The impact of COO cues on consumption behavior has been related to producing country characteristics. It has been proven that consumers’ willingness to purchase products is related to economic, political, and cultural characteristics of the products COO. The perceptions of sourcing countries are impacted by cognition, affect and conative orientation towards the country’s people. COO effects have also been connected to beliefs about the overall product offerings of a certain country. A consumer’s image of people which they are not familiar with may be formed upon the basis of knowledge about that people’s abilities to produce quality products in general and that belief impacts the evaluation of specific products from that country. Parameswaran (2002) called these components the general country attributes (GCA) and the general product attributes. Consumers purchase intentions and behaviour are impacted by COO effects and by specific product attributes (SPA).

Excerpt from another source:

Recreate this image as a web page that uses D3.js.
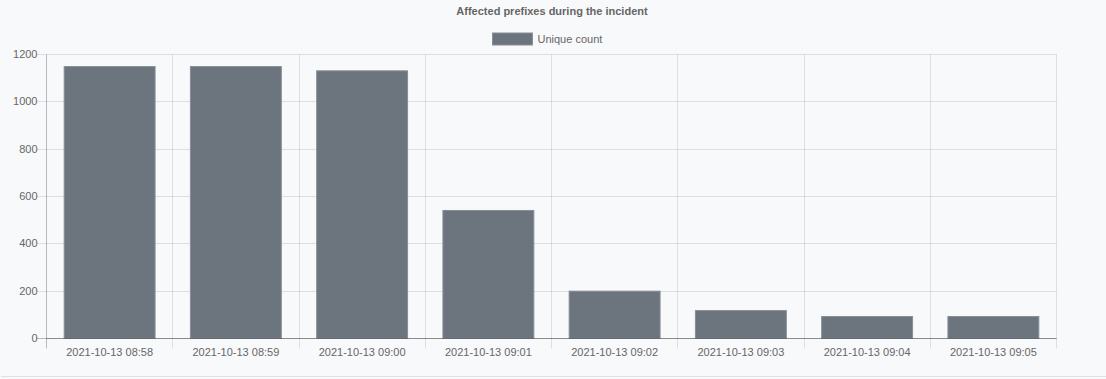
<!DOCTYPE html>
<html>
<head>
<meta charset="utf-8">
<script src="https://cdn.jsdelivr.net/npm/d3@7"></script>
<style>
html,body{margin:0;padding:0;background:#f8f9fa;}
svg{display:block;}
text{font-family:"Liberation Sans",Arial,Helvetica,sans-serif;fill:#666;}
</style>
</head>
<body>
<svg id="chart" width="1106" height="379"></svg>
<script>
const categories = ["2021-10-13 08:58","2021-10-13 08:59","2021-10-13 09:00","2021-10-13 09:01","2021-10-13 09:02","2021-10-13 09:03","2021-10-13 09:04","2021-10-13 09:05"];
const uniqueCount = [1149, 1149, 1131, 541, 200, 118, 93, 93];
const yTicks = [0, 200, 400, 600, 800, 1000, 1200];
const seriesName = "Unique count";
const titleText = "Affected prefixes during the incident";

const W = 1106, H = 379;
const m = {left: 46.5, right: 1056.5, top: 54.5, bottom: 338.5};
const FS = "11px";
const svg = d3.select("#chart");

svg.append("line").attr("x1",1).attr("x2",W).attr("y1",376.5).attr("y2",376.5)
  .attr("stroke","#dee2e6").attr("stroke-width",1);

const x = d3.scaleBand().domain(categories).range([m.left, m.right]).paddingInner(0).paddingOuter(0);
const y = d3.scaleLinear().domain([0,1200]).range([m.bottom, m.top]);

// horizontal grid + y ticks
const gy = svg.append("g");
yTicks.forEach(t => {
  const yy = Math.round(y(t) - 0.5) + 0.5;
  gy.append("line").attr("x1", m.left - 10).attr("x2", m.right).attr("y1", yy).attr("y2", yy)
    .attr("stroke", t === 0 ? "rgba(0,0,0,0.25)" : "rgba(0,0,0,0.1)");
  gy.append("text").attr("x", m.left - 9).attr("y", yy).attr("dy","0.35em")
    .attr("text-anchor","end").style("font-size",FS).text(t);
});

// vertical grid lines
const bounds = categories.map(c => x(c)).concat([m.right]);
bounds.forEach((b,i) => {
  const xx = Math.round(b - 0.5) + 0.5;
  svg.append("line").attr("x1", xx).attr("x2", xx).attr("y1", m.top).attr("y2", m.bottom + 10)
    .attr("stroke", i === 0 ? "rgba(0,0,0,0.25)" : "rgba(0,0,0,0.1)");
});

// bars
const bw = x.bandwidth() * 0.72;
svg.append("g").selectAll("rect").data(categories).join("rect")
  .attr("x", (c) => x(c) + (x.bandwidth() - bw)/2)
  .attr("y", (c,i) => y(uniqueCount[i]))
  .attr("width", bw)
  .attr("height", (c,i) => y(0) - y(uniqueCount[i]))
  .attr("fill", "#6c757d")
  .attr("stroke", "#868e96").attr("stroke-width", 1);

// redraw zero line over bars
svg.append("line").attr("x1", m.left).attr("x2", m.right).attr("y1", m.bottom).attr("y2", m.bottom)
  .attr("stroke","rgba(0,0,0,0.25)");

// x labels
svg.append("g").selectAll("text").data(categories).join("text")
  .attr("x", c => x(c) + x.bandwidth()/2).attr("y", 352).attr("dy","0.35em")
  .attr("text-anchor","middle").style("font-size",FS).text(c => c);

// title
svg.append("text").attr("x", (m.left + m.right)/2 + 0.5).attr("y", 11).attr("dy","0.35em")
  .attr("text-anchor","middle").style("font-size",FS).style("font-weight","bold").text(titleText);

// legend
const lg = svg.append("g");
const lt = lg.append("text").attr("y", 39).attr("dy","0.35em").style("font-size",FS).text(seriesName);
const tw = lt.node().getComputedTextLength();
const total = 40 + 5 + tw;
const lx = Math.round((m.left + m.right)/2 - total/2 - 5) + 0.5;
lg.append("rect").attr("x", lx).attr("y", 33).attr("width", 40).attr("height", 12)
  .attr("fill","#6c757d").attr("stroke","#868e96").attr("stroke-width",1);
lt.attr("x", lx + 45);
</script>
</body>
</html>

According to Parameswaran’s (2002) theoretical model of country image, the dependent variable, consumer purchase intent and behaviour is directly influenced by the specific product attributes (SPA) of a brand. Consumer purchase intent and behaviour are also influenced by consumers’ general perceptions of a products COO (GPA: general product attributes) as well as perceptions of the COO’s people (GCA general country attributes). The influences of GCA and GPA on intention to purchase (IP) are primarily through their influences on consumers’ perception of the attributes of a particular product or brand (SPA). The model presented in Figure 1.1 introduces COO images and effects.

Source: (Parameswaran 2002)

Papadopoulos (1993) explains that the image of an object results from people’s perceptions of it and the phenomena that surround it. Based on the studies conducted in eight different countries, Papadopoulos et al. were among the first to incorporate distinct country image measures in PCI research (in addition to measures of products simply designated as “made in X”), and the first to attempt to model the relationship between country beliefs, product beliefs, familiarity, and product evaluation and willingness to buy. After further elaborating on their data and other studies, they proposed that consumers’ perceptions of the country of origin of a product comprise (Papadopoulos et al., 1988,1990, 2000): a cognitive component, which includes consumers’ beliefs about the country’s industrial development and technological advancement; an affective component that describes consumers’ affective response to the country’s people; and a conative component, consisting of consumers’ desired level of interaction with the sourcing country. Country image affects product evaluations, its very structure, that is the relative importance attached to its cognitive, affective, and conative components, has a significant impact on the extent of its influence on product evaluations.

The role of country image in product evaluation

According to Hong and Wyer (1989), when consumers are presented with the COO cue together with other cues, such as price and brand, the effects of COO in their cognitive process can be observed in two ways, the Halo Effect and the Summary Construct.

The Halo Effect can serve as a halo to infer beliefs about attributes that make up the attitude towards a product or service, Pecotich et al (2007) explains consumer evaluations of products and services are based on their perception of the country (e.g. overall the Japanese make good quality products, this is a camera from Japan, therefore it must be good quality). Second, it may be used as a means of abstracting previous beliefs about attributes of products and services from a particular country into a chunk of information called the summary construct, which is in turn used to infer product attitudes (e.g. I know, from experience that the Japanese make poor quality wine, this is a wine from Japan, therefore I would expect it to be of poor quality).